- RECORDED INFORMATION -
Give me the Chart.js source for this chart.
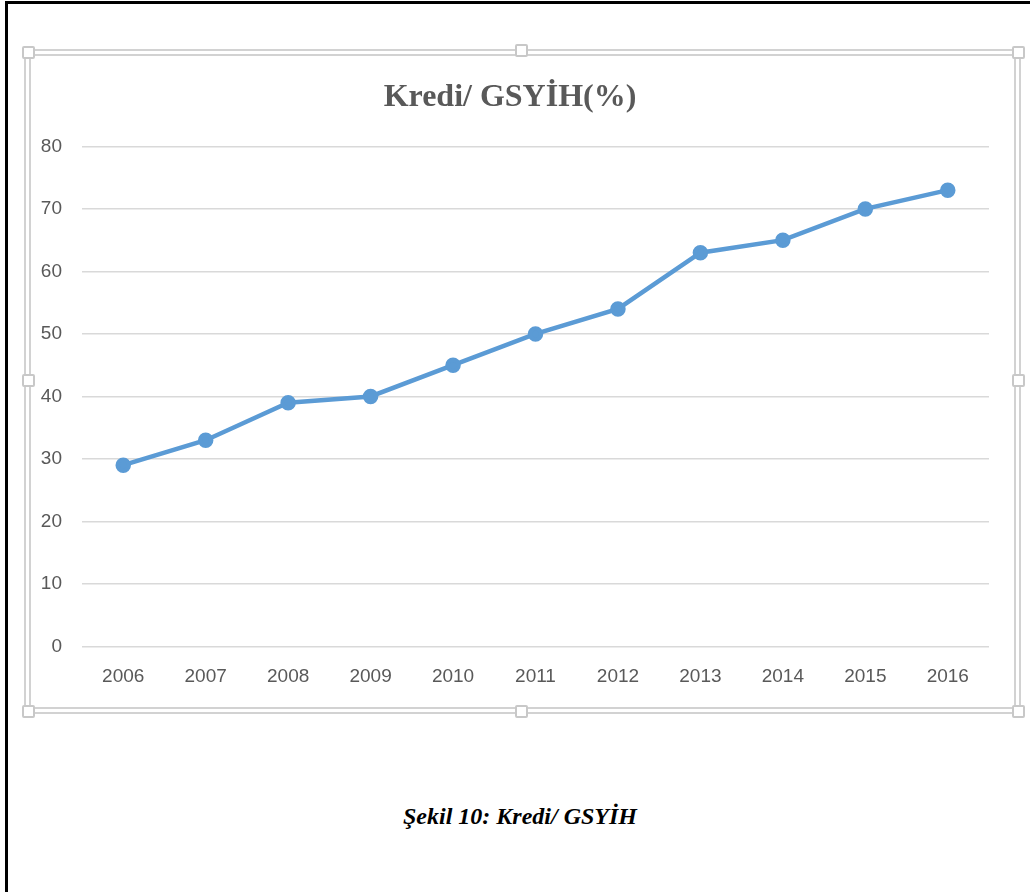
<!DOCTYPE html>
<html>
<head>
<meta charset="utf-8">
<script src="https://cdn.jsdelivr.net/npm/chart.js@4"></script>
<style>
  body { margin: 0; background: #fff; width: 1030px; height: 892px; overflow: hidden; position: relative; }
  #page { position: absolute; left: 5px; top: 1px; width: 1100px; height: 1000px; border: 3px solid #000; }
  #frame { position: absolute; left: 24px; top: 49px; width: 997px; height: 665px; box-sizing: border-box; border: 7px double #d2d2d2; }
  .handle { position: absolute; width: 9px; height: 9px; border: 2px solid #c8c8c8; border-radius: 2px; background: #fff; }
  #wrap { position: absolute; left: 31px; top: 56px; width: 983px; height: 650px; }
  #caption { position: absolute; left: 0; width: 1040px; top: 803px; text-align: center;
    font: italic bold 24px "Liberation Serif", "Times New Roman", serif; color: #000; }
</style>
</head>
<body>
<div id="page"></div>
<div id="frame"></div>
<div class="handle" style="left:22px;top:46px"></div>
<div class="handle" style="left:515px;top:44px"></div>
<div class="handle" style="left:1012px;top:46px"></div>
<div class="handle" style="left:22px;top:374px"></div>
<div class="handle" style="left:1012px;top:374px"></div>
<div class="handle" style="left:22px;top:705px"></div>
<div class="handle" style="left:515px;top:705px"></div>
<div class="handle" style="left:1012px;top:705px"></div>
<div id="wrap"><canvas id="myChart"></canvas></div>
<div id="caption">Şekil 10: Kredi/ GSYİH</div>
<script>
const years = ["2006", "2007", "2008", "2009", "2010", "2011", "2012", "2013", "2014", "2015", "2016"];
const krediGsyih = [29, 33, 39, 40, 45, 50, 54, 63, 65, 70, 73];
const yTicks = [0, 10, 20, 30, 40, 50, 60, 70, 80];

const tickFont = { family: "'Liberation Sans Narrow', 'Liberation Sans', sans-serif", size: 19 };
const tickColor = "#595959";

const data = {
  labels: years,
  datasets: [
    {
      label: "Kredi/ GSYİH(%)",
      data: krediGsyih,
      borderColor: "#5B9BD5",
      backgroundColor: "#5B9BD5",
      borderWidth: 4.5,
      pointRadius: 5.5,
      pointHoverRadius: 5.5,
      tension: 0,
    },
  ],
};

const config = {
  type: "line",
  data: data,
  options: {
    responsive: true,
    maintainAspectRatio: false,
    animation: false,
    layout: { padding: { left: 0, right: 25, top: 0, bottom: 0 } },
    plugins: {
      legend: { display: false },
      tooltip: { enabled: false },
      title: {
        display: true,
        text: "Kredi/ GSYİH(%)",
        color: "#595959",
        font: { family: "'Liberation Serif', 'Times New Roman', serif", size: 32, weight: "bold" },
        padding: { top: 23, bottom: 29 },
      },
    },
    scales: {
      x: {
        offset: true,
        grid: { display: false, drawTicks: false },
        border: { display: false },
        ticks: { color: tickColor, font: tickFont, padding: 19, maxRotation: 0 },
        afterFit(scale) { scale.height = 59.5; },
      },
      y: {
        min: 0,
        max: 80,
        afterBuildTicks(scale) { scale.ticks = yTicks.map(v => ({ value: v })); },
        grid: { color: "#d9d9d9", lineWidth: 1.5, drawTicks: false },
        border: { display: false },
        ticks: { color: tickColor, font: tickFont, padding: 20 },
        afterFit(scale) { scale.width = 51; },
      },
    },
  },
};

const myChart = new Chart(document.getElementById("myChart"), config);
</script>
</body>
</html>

- WHAT NEEDS TO BE DONE -
Reproduce every line above as written, skipping pictures.

- ANSWER TO THE EXERCISE -
Give me the Chart.js source for this chart.
<!DOCTYPE html>
<html>
<head>
<meta charset="utf-8">
<script src="https://cdn.jsdelivr.net/npm/chart.js@4"></script>
<style>
  body { margin: 0; background: #fff; width: 1030px; height: 892px; overflow: hidden; position: relative; }
  #page { position: absolute; left: 5px; top: 1px; width: 1100px; height: 1000px; border: 3px solid #000; }
  #frame { position: absolute; left: 24px; top: 49px; width: 997px; height: 665px; box-sizing: border-box; border: 7px double #d2d2d2; }
  .handle { position: absolute; width: 9px; height: 9px; border: 2px solid #c8c8c8; border-radius: 2px; background: #fff; }
  #wrap { position: absolute; left: 31px; top: 56px; width: 983px; height: 650px; }
  #caption { position: absolute; left: 0; width: 1040px; top: 803px; text-align: center;
    font: italic bold 24px "Liberation Serif", "Times New Roman", serif; color: #000; }
</style>
</head>
<body>
<div id="page"></div>
<div id="frame"></div>
<div class="handle" style="left:22px;top:46px"></div>
<div class="handle" style="left:515px;top:44px"></div>
<div class="handle" style="left:1012px;top:46px"></div>
<div class="handle" style="left:22px;top:374px"></div>
<div class="handle" style="left:1012px;top:374px"></div>
<div class="handle" style="left:22px;top:705px"></div>
<div class="handle" style="left:515px;top:705px"></div>
<div class="handle" style="left:1012px;top:705px"></div>
<div id="wrap"><canvas id="myChart"></canvas></div>
<div id="caption">Şekil 10: Kredi/ GSYİH</div>
<script>
const years = ["2006", "2007", "2008", "2009", "2010", "2011", "2012", "2013", "2014", "2015", "2016"];
const krediGsyih = [29, 33, 39, 40, 45, 50, 54, 63, 65, 70, 73];
const yTicks = [0, 10, 20, 30, 40, 50, 60, 70, 80];

const tickFont = { family: "'Liberation Sans Narrow', 'Liberation Sans', sans-serif", size: 19 };
const tickColor = "#595959";

const data = {
  labels: years,
  datasets: [
    {
      label: "Kredi/ GSYİH(%)",
      data: krediGsyih,
      borderColor: "#5B9BD5",
      backgroundColor: "#5B9BD5",
      borderWidth: 4.5,
      pointRadius: 5.5,
      pointHoverRadius: 5.5,
      tension: 0,
    },
  ],
};

const config = {
  type: "line",
  data: data,
  options: {
    responsive: true,
    maintainAspectRatio: false,
    animation: false,
    layout: { padding: { left: 0, right: 25, top: 0, bottom: 0 } },
    plugins: {
      legend: { display: false },
      tooltip: { enabled: false },
      title: {
        display: true,
        text: "Kredi/ GSYİH(%)",
        color: "#595959",
        font: { family: "'Liberation Serif', 'Times New Roman', serif", size: 32, weight: "bold" },
        padding: { top: 23, bottom: 29 },
      },
    },
    scales: {
      x: {
        offset: true,
        grid: { display: false, drawTicks: false },
        border: { display: false },
        ticks: { color: tickColor, font: tickFont, padding: 19, maxRotation: 0 },
        afterFit(scale) { scale.height = 59.5; },
      },
      y: {
        min: 0,
        max: 80,
        afterBuildTicks(scale) { scale.ticks = yTicks.map(v => ({ value: v })); },
        grid: { color: "#d9d9d9", lineWidth: 1.5, drawTicks: false },
        border: { display: false },
        ticks: { color: tickColor, font: tickFont, padding: 20 },
        afterFit(scale) { scale.width = 51; },
      },
    },
  },
};

const myChart = new Chart(document.getElementById("myChart"), config);
</script>
</body>
</html>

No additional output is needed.